— START —

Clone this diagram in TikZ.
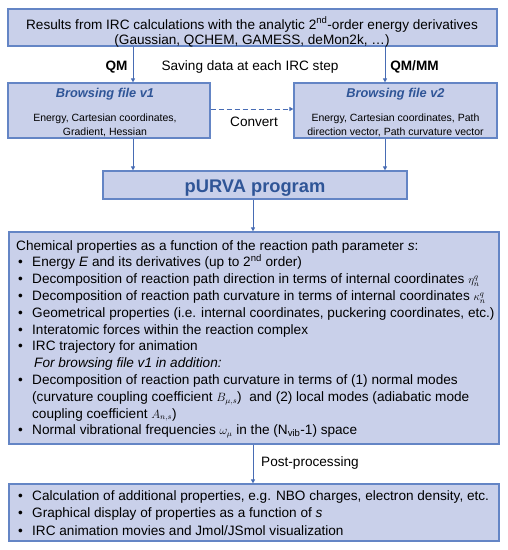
\documentclass[tikz,border=0pt]{standalone}
\usepackage{fontspec}
\setmainfont{Liberation Sans}
\usetikzlibrary{arrows.meta,fit}
\definecolor{boxfill}{RGB}{201,208,234}
\definecolor{boxdraw}{RGB}{100,133,197}
\definecolor{arrcol}{RGB}{72,108,180}
\definecolor{titlecol}{RGB}{47,85,151}
\newcommand{\mymath}[1]{{\fontsize{12}{14}\selectfont$#1$}}
\newcommand{\mysmallmath}[1]{{\fontsize{11}{13}\selectfont$#1$}}
\tikzset{
  box/.style={draw=boxdraw, fill=boxfill, line width=1.2pt, inner sep=0pt, rectangle},
  conn/.style={draw=arrcol, line width=0.9pt, -{Triangle[length=4pt,width=4pt]}},
  txt/.style={anchor=base west, inner sep=0pt, font=\fontsize{13.6}{16}\selectfont},
  ctxt/.style={anchor=base, inner sep=0pt, font=\fontsize{13.6}{16}\selectfont},
  small/.style={anchor=base, inner sep=0pt, font=\fontsize{10.5}{12}\selectfont},
  title/.style={anchor=base, inner sep=0pt, text=titlecol, font=\fontsize{12.8}{15}\selectfont\bfseries\itshape},
  blt/.style={anchor=base west, inner sep=0pt, font=\fontsize{13.6}{16}\selectfont},
}
\begin{document}
\begin{tikzpicture}[x=1pt,y=-1pt]
\useasboundingbox (0,0) rectangle (508,550);
% boxes
\node[box, fit={(8,9) (497,46)}] (top) {};
\node[box, fit={(8,83) (210,138)}] (v1) {};
\node[box, fit={(294,83) (497,138)}] (v2) {};
\node[box, fit={(103,171) (407,199)}] (purva) {};
\node[box, fit={(9,232) (499,444)}] (chem) {};
\node[box, fit={(9,484) (499,541)}] (post) {};
% top box text
\node[ctxt] (tl1) at (252,29) {Results from IRC calculations with the analytic 2\textsuperscript{nd}-order energy derivatives};
\node[ctxt] (tl2) at (252,44) {(Gaussian, QCHEM, GAMESS, deMon2k, \dots)};
% labels between
\node[ctxt, font=\fontsize{13.6}{16}\selectfont\bfseries] (qm) at (116.5,70) {QM};
\node[ctxt] (save) at (250,70) {Saving data at each IRC step};
\node[ctxt, font=\fontsize{13.6}{16}\selectfont\bfseries] (qmmm) at (414.5,70) {QM/MM};
% browsing files
\node[title] (v1t) at (105,97) {Browsing file v1};
\node[small] (v1a) at (105,121.5) {Energy, Cartesian coordinates,};
\node[small] (v1b) at (105,135) {Gradient, Hessian};
\node[title] (v2t) at (395.5,97) {Browsing file v2};
\node[small] (v2a) at (395.5,121.5) {Energy, Cartesian coordinates, Path};
\node[small] (v2b) at (395.5,135) {direction vector, Path curvature vector};
\node[ctxt] (conv) at (254,126) {Convert};
% purva
\node[anchor=base, inner sep=0pt, text=titlecol, font=\fontsize{18.3}{20}\selectfont\bfseries] (pt) at (255,192) {pURVA program};
% chem box
\node[txt] (c0) at (16,250) {Chemical properties as a function of the reaction path parameter \textit{s}:};
\node[blt] (b1) at (18,266.8) {•}; \node[txt] (c1) at (32,266.8) {Energy \textit{E} and its derivatives (up to 2\textsuperscript{nd} order)};
\node[blt] (b2) at (18,283.6) {•}; \node[txt] (c2) at (32,283.6) {Decomposition of reaction path direction in terms of internal coordinates \smash{\mysmallmath{\eta_n^q}}};
\node[blt] (b3) at (18,300.4) {•}; \node[txt] (c3) at (32,300.4) {Decomposition of reaction path curvature in terms of internal coordinates \smash{\mysmallmath{\kappa_n^q}}};
\node[blt] (b4) at (18,317.2) {•}; \node[txt] (c4) at (32,317.2) {Geometrical properties (i.e. internal coordinates, puckering coordinates, etc.)};
\node[blt] (b5) at (18,334) {•}; \node[txt] (c5) at (32,334) {Interatomic forces within the reaction complex};
\node[blt] (b6) at (18,350.8) {•}; \node[txt] (c6) at (32,350.8) {IRC trajectory for animation};
\node[txt] (c7) at (34,367.6) {\textit{For browsing file v1 in addition:}};
\node[blt] (b8) at (18,384.4) {•}; \node[txt] (c8) at (32,384.4) {Decomposition of reaction path curvature in terms of (1) normal modes};
\node[txt] (c9) at (32,401.2) {(curvature coupling coefficient \mymath{B_{\mu,s}})\ \ and (2) local modes (adiabatic mode};
\node[txt] (c10) at (32,418) {coupling coefficient \mymath{A_{n,s}})};
\node[blt] (b11) at (18,434.8) {•}; \node[txt] (c11) at (32,434.8) {Normal vibrational frequencies \mymath{\omega_\mu} in the (N\textsubscript{vib}-1) space};
% post box
\node[txt] (pp) at (261,466.7) {Post-processing};
\node[blt] (d1) at (18,500) {•}; \node[txt] (e1) at (32,500) {Calculation of additional properties, e.g. NBO charges, electron density, etc.};
\node[blt] (d2) at (18,517.5) {•}; \node[txt] (e2) at (32,517.5) {Graphical display of properties as a function of \textit{s}};
\node[blt] (d3) at (18,535) {•}; \node[txt] (e3) at (32,535) {IRC animation movies and Jmol/JSmol visualization};
% connectors
\draw[conn] (top.south -| 133,0) -- (v1.north -| 133,0);
\draw[conn] (top.south -| 385,0) -- (v2.north -| 385,0);
\draw[conn] (v1.south -| 133,0) -- (purva.north -| 133,0);
\draw[conn] (v2.south -| 385,0) -- (purva.north -| 385,0);
\draw[conn] (purva.south -| 253,0) -- (chem.north -| 253,0);
\draw[conn] (chem.south -| 253,0) -- (post.north -| 253,0);
\draw[conn, dashed, dash pattern=on 5pt off 3pt] (v1.east |- 0,109) -- (v2.west |- 0,109);
\end{tikzpicture}
\end{document}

— END —

Quote in full the listing given above; the images are to be left out.

Clone this diagram in TikZ.
\documentclass[tikz,border=0pt]{standalone}
\usepackage{fontspec}
\setmainfont{Liberation Sans}
\usetikzlibrary{arrows.meta,fit}
\definecolor{boxfill}{RGB}{201,208,234}
\definecolor{boxdraw}{RGB}{100,133,197}
\definecolor{arrcol}{RGB}{72,108,180}
\definecolor{titlecol}{RGB}{47,85,151}
\newcommand{\mymath}[1]{{\fontsize{12}{14}\selectfont$#1$}}
\newcommand{\mysmallmath}[1]{{\fontsize{11}{13}\selectfont$#1$}}
\tikzset{
  box/.style={draw=boxdraw, fill=boxfill, line width=1.2pt, inner sep=0pt, rectangle},
  conn/.style={draw=arrcol, line width=0.9pt, -{Triangle[length=4pt,width=4pt]}},
  txt/.style={anchor=base west, inner sep=0pt, font=\fontsize{13.6}{16}\selectfont},
  ctxt/.style={anchor=base, inner sep=0pt, font=\fontsize{13.6}{16}\selectfont},
  small/.style={anchor=base, inner sep=0pt, font=\fontsize{10.5}{12}\selectfont},
  title/.style={anchor=base, inner sep=0pt, text=titlecol, font=\fontsize{12.8}{15}\selectfont\bfseries\itshape},
  blt/.style={anchor=base west, inner sep=0pt, font=\fontsize{13.6}{16}\selectfont},
}
\begin{document}
\begin{tikzpicture}[x=1pt,y=-1pt]
\useasboundingbox (0,0) rectangle (508,550);
% boxes
\node[box, fit={(8,9) (497,46)}] (top) {};
\node[box, fit={(8,83) (210,138)}] (v1) {};
\node[box, fit={(294,83) (497,138)}] (v2) {};
\node[box, fit={(103,171) (407,199)}] (purva) {};
\node[box, fit={(9,232) (499,444)}] (chem) {};
\node[box, fit={(9,484) (499,541)}] (post) {};
% top box text
\node[ctxt] (tl1) at (252,29) {Results from IRC calculations with the analytic 2\textsuperscript{nd}-order energy derivatives};
\node[ctxt] (tl2) at (252,44) {(Gaussian, QCHEM, GAMESS, deMon2k, \dots)};
% labels between
\node[ctxt, font=\fontsize{13.6}{16}\selectfont\bfseries] (qm) at (116.5,70) {QM};
\node[ctxt] (save) at (250,70) {Saving data at each IRC step};
\node[ctxt, font=\fontsize{13.6}{16}\selectfont\bfseries] (qmmm) at (414.5,70) {QM/MM};
% browsing files
\node[title] (v1t) at (105,97) {Browsing file v1};
\node[small] (v1a) at (105,121.5) {Energy, Cartesian coordinates,};
\node[small] (v1b) at (105,135) {Gradient, Hessian};
\node[title] (v2t) at (395.5,97) {Browsing file v2};
\node[small] (v2a) at (395.5,121.5) {Energy, Cartesian coordinates, Path};
\node[small] (v2b) at (395.5,135) {direction vector, Path curvature vector};
\node[ctxt] (conv) at (254,126) {Convert};
% purva
\node[anchor=base, inner sep=0pt, text=titlecol, font=\fontsize{18.3}{20}\selectfont\bfseries] (pt) at (255,192) {pURVA program};
% chem box
\node[txt] (c0) at (16,250) {Chemical properties as a function of the reaction path parameter \textit{s}:};
\node[blt] (b1) at (18,266.8) {•}; \node[txt] (c1) at (32,266.8) {Energy \textit{E} and its derivatives (up to 2\textsuperscript{nd} order)};
\node[blt] (b2) at (18,283.6) {•}; \node[txt] (c2) at (32,283.6) {Decomposition of reaction path direction in terms of internal coordinates \smash{\mysmallmath{\eta_n^q}}};
\node[blt] (b3) at (18,300.4) {•}; \node[txt] (c3) at (32,300.4) {Decomposition of reaction path curvature in terms of internal coordinates \smash{\mysmallmath{\kappa_n^q}}};
\node[blt] (b4) at (18,317.2) {•}; \node[txt] (c4) at (32,317.2) {Geometrical properties (i.e. internal coordinates, puckering coordinates, etc.)};
\node[blt] (b5) at (18,334) {•}; \node[txt] (c5) at (32,334) {Interatomic forces within the reaction complex};
\node[blt] (b6) at (18,350.8) {•}; \node[txt] (c6) at (32,350.8) {IRC trajectory for animation};
\node[txt] (c7) at (34,367.6) {\textit{For browsing file v1 in addition:}};
\node[blt] (b8) at (18,384.4) {•}; \node[txt] (c8) at (32,384.4) {Decomposition of reaction path curvature in terms of (1) normal modes};
\node[txt] (c9) at (32,401.2) {(curvature coupling coefficient \mymath{B_{\mu,s}})\ \ and (2) local modes (adiabatic mode};
\node[txt] (c10) at (32,418) {coupling coefficient \mymath{A_{n,s}})};
\node[blt] (b11) at (18,434.8) {•}; \node[txt] (c11) at (32,434.8) {Normal vibrational frequencies \mymath{\omega_\mu} in the (N\textsubscript{vib}-1) space};
% post box
\node[txt] (pp) at (261,466.7) {Post-processing};
\node[blt] (d1) at (18,500) {•}; \node[txt] (e1) at (32,500) {Calculation of additional properties, e.g. NBO charges, electron density, etc.};
\node[blt] (d2) at (18,517.5) {•}; \node[txt] (e2) at (32,517.5) {Graphical display of properties as a function of \textit{s}};
\node[blt] (d3) at (18,535) {•}; \node[txt] (e3) at (32,535) {IRC animation movies and Jmol/JSmol visualization};
% connectors
\draw[conn] (top.south -| 133,0) -- (v1.north -| 133,0);
\draw[conn] (top.south -| 385,0) -- (v2.north -| 385,0);
\draw[conn] (v1.south -| 133,0) -- (purva.north -| 133,0);
\draw[conn] (v2.south -| 385,0) -- (purva.north -| 385,0);
\draw[conn] (purva.south -| 253,0) -- (chem.north -| 253,0);
\draw[conn] (chem.south -| 253,0) -- (post.north -| 253,0);
\draw[conn, dashed, dash pattern=on 5pt off 3pt] (v1.east |- 0,109) -- (v2.west |- 0,109);
\end{tikzpicture}
\end{document}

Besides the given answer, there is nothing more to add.